## Given request
Each line below should be retyped exactly, with no pictures.

** BEGIN Raw data **

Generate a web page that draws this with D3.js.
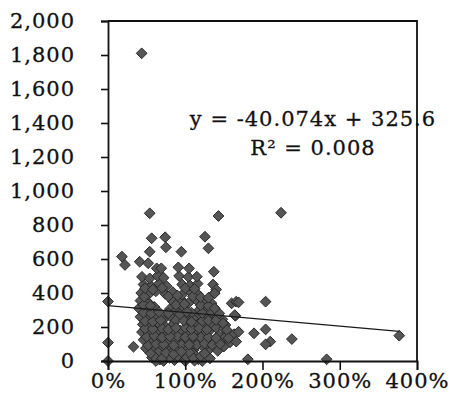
<!DOCTYPE html>
<html><head><meta charset="utf-8">
<script src="https://cdn.jsdelivr.net/npm/d3@7"></script>
<style>body{margin:0;background:#fff}svg{display:block}</style>
</head><body><svg id="c" width="453" height="408"></svg>
<script>
// growth ratio (fraction, shown as %) and amount for each point
const growth = [
  0.57,0.67,0.76,0.86,0.97,1.06,1.17,1.27,0.72,1.00,1.12,0.62,0.92,1.22,
  0.49,0.60,0.70,0.80,0.91,1.01,1.11,1.22,1.32,1.42,1.50,
  0.46,0.56,0.66,0.76,0.87,0.97,1.07,1.18,1.28,1.38,1.49,1.58,
  0.44,0.53,0.63,0.73,0.83,0.93,1.03,1.13,1.23,1.33,1.43,1.54,1.63,
  0.45,0.55,0.65,0.75,0.85,1.05,1.15,1.25,1.35,1.45,1.52,
  0.42,0.52,0.62,0.72,0.80,1.00,1.10,1.20,1.30,1.40,1.48,
  0.40,0.50,0.60,0.80,0.88,0.98,1.18,1.28,1.38,
  0.42,0.52,0.84,0.94,1.04,1.14,1.24,1.34,
  0.43,0.52,0.62,0.74,0.84,0.96,1.06,1.16,1.38,
  0.46,0.56,0.66,0.76,0.96,1.06,1.16,1.36,
  0.44,0.54,0.64,0.72,0.92,1.04,1.15,
  0.41,0.52,0.63,0.69,0.91,1.05,1.37,
  0.82,1.10,0.65,0.95,1.15,0.70,1.00,0.90,1.20,0.78,1.08,1.22,0.88,
  0.60,0.80,0.90,1.02,1.10,1.20,0.70,1.32,
  0.55,0.75,0.85,1.05,1.25,0.95,
  0.52,0.62,0.72,0.85,1.05,1.25,1.35,1.45,
  0.50,0.60,0.70,0.80,1.00,1.10,1.30,1.40,1.52,
  0.48,0.58,0.78,0.88,1.08,1.18,1.28,1.40,1.50,
  0.48,0.58,0.68,0.98,1.08,1.30,1.40,
  0.46,0.56,0.66,0.93,1.02,1.22,1.34,1.44,
  0.46,0.55,0.88,0.99,1.20,1.30,
  0.47,0.78,0.90,1.10,1.20,1.30,
  0.48,0.58,0.70,1.00,1.12,1.40,
  0.18,0.22,0.54,0.565,0.74,0.75,0.54,0.95,1.255,1.30,1.43,2.24,0.436,
  0.00,0.00,0.00,0.33,
  1.60,1.66,1.69,1.65,1.49,1.54,1.56,1.69,1.89,2.04,2.04,2.10,2.04,2.38,3.77,1.81,2.83,1.38,1.38,1.64,1.66
];
const amount = [
  20,8,30,5,15,35,10,25,0,0,2,0,40,0,
  75,62,85,70,55,80,66,90,72,60,85,
  125,110,130,105,120,135,112,128,100,118,130,110,
  170,160,175,150,168,180,155,172,160,185,150,170,158,
  215,205,225,200,220,210,225,200,218,230,212,
  260,250,270,245,265,262,250,270,255,265,245,
  310,300,318,305,295,315,300,320,310,
  355,345,350,365,340,360,350,340,
  400,390,410,395,405,390,410,395,400,
  450,440,455,440,450,445,455,450,
  495,486,500,490,500,495,496,
  584,575,545,545,551,545,525,
  45,45,50,95,95,190,195,145,140,280,285,235,240,
  25,18,28,22,20,28,15,15,
  45,48,40,52,45,55,
  92,100,98,92,96,102,95,100,
  142,148,138,145,140,145,140,135,142,
  190,188,185,195,188,192,185,195,190,
  235,232,240,238,230,238,240,
  285,280,288,275,290,282,288,280,
  330,325,330,335,328,325,
  378,380,385,380,375,372,
  428,420,430,428,425,420,
  614,565,869,722,728,669,643,643,731,663,853,872,1810,
  350,108,0,84,
  339,349,345,266,222,182,134,172,163,349,186,114,98,129,149,10,10,398,310,270,114
];
const yTicks = [0,200,400,600,800,1000,1200,1400,1600,1800,2000];
const xTicks = [0,1,2,3,4];
const slope = -40.074, intercept = 325.6;
const eqLabel = "y = -40.074x + 325.6";
const r2Label = "R\u00b2 = 0.008";

const svg = d3.select("#c");
const x = d3.scaleLinear().domain([0,4]).range([108,417]);
const y = d3.scaleLinear().domain([0,2000]).range([361,21]);
const font = "'DejaVu Serif', serif";

// points
const sym = d3.symbol().type(d3.symbolSquare).size(58);
svg.append("g").selectAll("path").data(growth.map((g,i)=>[g,amount[i]]))
  .join("path")
  .attr("d", sym)
  .attr("transform", d => `translate(${x(d[0])},${y(d[1])}) rotate(45)`)
  .attr("fill", "#555555")
  .attr("stroke", "#262626")
  .attr("stroke-width", 0.9);

// trend line
const xmin = d3.min(growth), xmax = d3.max(growth);
svg.append("line")
  .attr("x1", x(xmin)).attr("y1", y(intercept + slope*xmin))
  .attr("x2", x(xmax)).attr("y2", y(intercept + slope*xmax))
  .attr("stroke", "#1a1a1a").attr("stroke-width", 1.2);

// frame (top and right)
svg.append("path")
  .attr("d", `M${x(0)},${y(2000)}H${x(4)}V${y(0)}`)
  .attr("fill","none").attr("stroke","#111").attr("stroke-width",1.8);

// axes
const yAxis = svg.append("g").attr("transform", `translate(${x(0)},0)`)
  .call(d3.axisLeft(y).tickValues(yTicks).tickSize(7).tickPadding(26).tickFormat(d3.format(",")));
const xAxis = svg.append("g").attr("transform", `translate(0,${y(0)})`)
  .call(d3.axisBottom(x).tickValues(xTicks).tickSize(9).tickPadding(3).tickFormat(d3.format(".0%")));
[yAxis, xAxis].forEach(a => {
  a.select(".domain").attr("stroke","#111").attr("stroke-width",1.8);
  a.selectAll(".tick line").attr("stroke","#111").attr("stroke-width",1.6);
  a.selectAll("text").attr("font-family", font).attr("font-size", 21)
    .attr("fill","#111").attr("stroke","#111").attr("stroke-width",0.3)
    .attr("letter-spacing", 1);
});

// equation labels
[[eqLabel,126],[r2Label,155]].forEach(([t,yy]) => {
  svg.append("text").attr("x", 313).attr("y", yy).attr("text-anchor","middle")
    .attr("font-family", font).attr("font-size", 21).attr("letter-spacing", 1)
    .attr("fill","#111").attr("stroke","#111").attr("stroke-width",0.3).text(t);
});
</script></body></html>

** END Raw data **

## Written answer
Generate a web page that draws this with D3.js.
<!DOCTYPE html>
<html><head><meta charset="utf-8">
<script src="https://cdn.jsdelivr.net/npm/d3@7"></script>
<style>body{margin:0;background:#fff}svg{display:block}</style>
</head><body><svg id="c" width="453" height="408"></svg>
<script>
// growth ratio (fraction, shown as %) and amount for each point
const growth = [
  0.57,0.67,0.76,0.86,0.97,1.06,1.17,1.27,0.72,1.00,1.12,0.62,0.92,1.22,
  0.49,0.60,0.70,0.80,0.91,1.01,1.11,1.22,1.32,1.42,1.50,
  0.46,0.56,0.66,0.76,0.87,0.97,1.07,1.18,1.28,1.38,1.49,1.58,
  0.44,0.53,0.63,0.73,0.83,0.93,1.03,1.13,1.23,1.33,1.43,1.54,1.63,
  0.45,0.55,0.65,0.75,0.85,1.05,1.15,1.25,1.35,1.45,1.52,
  0.42,0.52,0.62,0.72,0.80,1.00,1.10,1.20,1.30,1.40,1.48,
  0.40,0.50,0.60,0.80,0.88,0.98,1.18,1.28,1.38,
  0.42,0.52,0.84,0.94,1.04,1.14,1.24,1.34,
  0.43,0.52,0.62,0.74,0.84,0.96,1.06,1.16,1.38,
  0.46,0.56,0.66,0.76,0.96,1.06,1.16,1.36,
  0.44,0.54,0.64,0.72,0.92,1.04,1.15,
  0.41,0.52,0.63,0.69,0.91,1.05,1.37,
  0.82,1.10,0.65,0.95,1.15,0.70,1.00,0.90,1.20,0.78,1.08,1.22,0.88,
  0.60,0.80,0.90,1.02,1.10,1.20,0.70,1.32,
  0.55,0.75,0.85,1.05,1.25,0.95,
  0.52,0.62,0.72,0.85,1.05,1.25,1.35,1.45,
  0.50,0.60,0.70,0.80,1.00,1.10,1.30,1.40,1.52,
  0.48,0.58,0.78,0.88,1.08,1.18,1.28,1.40,1.50,
  0.48,0.58,0.68,0.98,1.08,1.30,1.40,
  0.46,0.56,0.66,0.93,1.02,1.22,1.34,1.44,
  0.46,0.55,0.88,0.99,1.20,1.30,
  0.47,0.78,0.90,1.10,1.20,1.30,
  0.48,0.58,0.70,1.00,1.12,1.40,
  0.18,0.22,0.54,0.565,0.74,0.75,0.54,0.95,1.255,1.30,1.43,2.24,0.436,
  0.00,0.00,0.00,0.33,
  1.60,1.66,1.69,1.65,1.49,1.54,1.56,1.69,1.89,2.04,2.04,2.10,2.04,2.38,3.77,1.81,2.83,1.38,1.38,1.64,1.66
];
const amount = [
  20,8,30,5,15,35,10,25,0,0,2,0,40,0,
  75,62,85,70,55,80,66,90,72,60,85,
  125,110,130,105,120,135,112,128,100,118,130,110,
  170,160,175,150,168,180,155,172,160,185,150,170,158,
  215,205,225,200,220,210,225,200,218,230,212,
  260,250,270,245,265,262,250,270,255,265,245,
  310,300,318,305,295,315,300,320,310,
  355,345,350,365,340,360,350,340,
  400,390,410,395,405,390,410,395,400,
  450,440,455,440,450,445,455,450,
  495,486,500,490,500,495,496,
  584,575,545,545,551,545,525,
  45,45,50,95,95,190,195,145,140,280,285,235,240,
  25,18,28,22,20,28,15,15,
  45,48,40,52,45,55,
  92,100,98,92,96,102,95,100,
  142,148,138,145,140,145,140,135,142,
  190,188,185,195,188,192,185,195,190,
  235,232,240,238,230,238,240,
  285,280,288,275,290,282,288,280,
  330,325,330,335,328,325,
  378,380,385,380,375,372,
  428,420,430,428,425,420,
  614,565,869,722,728,669,643,643,731,663,853,872,1810,
  350,108,0,84,
  339,349,345,266,222,182,134,172,163,349,186,114,98,129,149,10,10,398,310,270,114
];
const yTicks = [0,200,400,600,800,1000,1200,1400,1600,1800,2000];
const xTicks = [0,1,2,3,4];
const slope = -40.074, intercept = 325.6;
const eqLabel = "y = -40.074x + 325.6";
const r2Label = "R\u00b2 = 0.008";

const svg = d3.select("#c");
const x = d3.scaleLinear().domain([0,4]).range([108,417]);
const y = d3.scaleLinear().domain([0,2000]).range([361,21]);
const font = "'DejaVu Serif', serif";

// points
const sym = d3.symbol().type(d3.symbolSquare).size(58);
svg.append("g").selectAll("path").data(growth.map((g,i)=>[g,amount[i]]))
  .join("path")
  .attr("d", sym)
  .attr("transform", d => `translate(${x(d[0])},${y(d[1])}) rotate(45)`)
  .attr("fill", "#555555")
  .attr("stroke", "#262626")
  .attr("stroke-width", 0.9);

// trend line
const xmin = d3.min(growth), xmax = d3.max(growth);
svg.append("line")
  .attr("x1", x(xmin)).attr("y1", y(intercept + slope*xmin))
  .attr("x2", x(xmax)).attr("y2", y(intercept + slope*xmax))
  .attr("stroke", "#1a1a1a").attr("stroke-width", 1.2);

// frame (top and right)
svg.append("path")
  .attr("d", `M${x(0)},${y(2000)}H${x(4)}V${y(0)}`)
  .attr("fill","none").attr("stroke","#111").attr("stroke-width",1.8);

// axes
const yAxis = svg.append("g").attr("transform", `translate(${x(0)},0)`)
  .call(d3.axisLeft(y).tickValues(yTicks).tickSize(7).tickPadding(26).tickFormat(d3.format(",")));
const xAxis = svg.append("g").attr("transform", `translate(0,${y(0)})`)
  .call(d3.axisBottom(x).tickValues(xTicks).tickSize(9).tickPadding(3).tickFormat(d3.format(".0%")));
[yAxis, xAxis].forEach(a => {
  a.select(".domain").attr("stroke","#111").attr("stroke-width",1.8);
  a.selectAll(".tick line").attr("stroke","#111").attr("stroke-width",1.6);
  a.selectAll("text").attr("font-family", font).attr("font-size", 21)
    .attr("fill","#111").attr("stroke","#111").attr("stroke-width",0.3)
    .attr("letter-spacing", 1);
});

// equation labels
[[eqLabel,126],[r2Label,155]].forEach(([t,yy]) => {
  svg.append("text").attr("x", 313).attr("y", yy).attr("text-anchor","middle")
    .attr("font-family", font).attr("font-size", 21).attr("letter-spacing", 1)
    .attr("fill","#111").attr("stroke","#111").attr("stroke-width",0.3).text(t);
});
</script></body></html>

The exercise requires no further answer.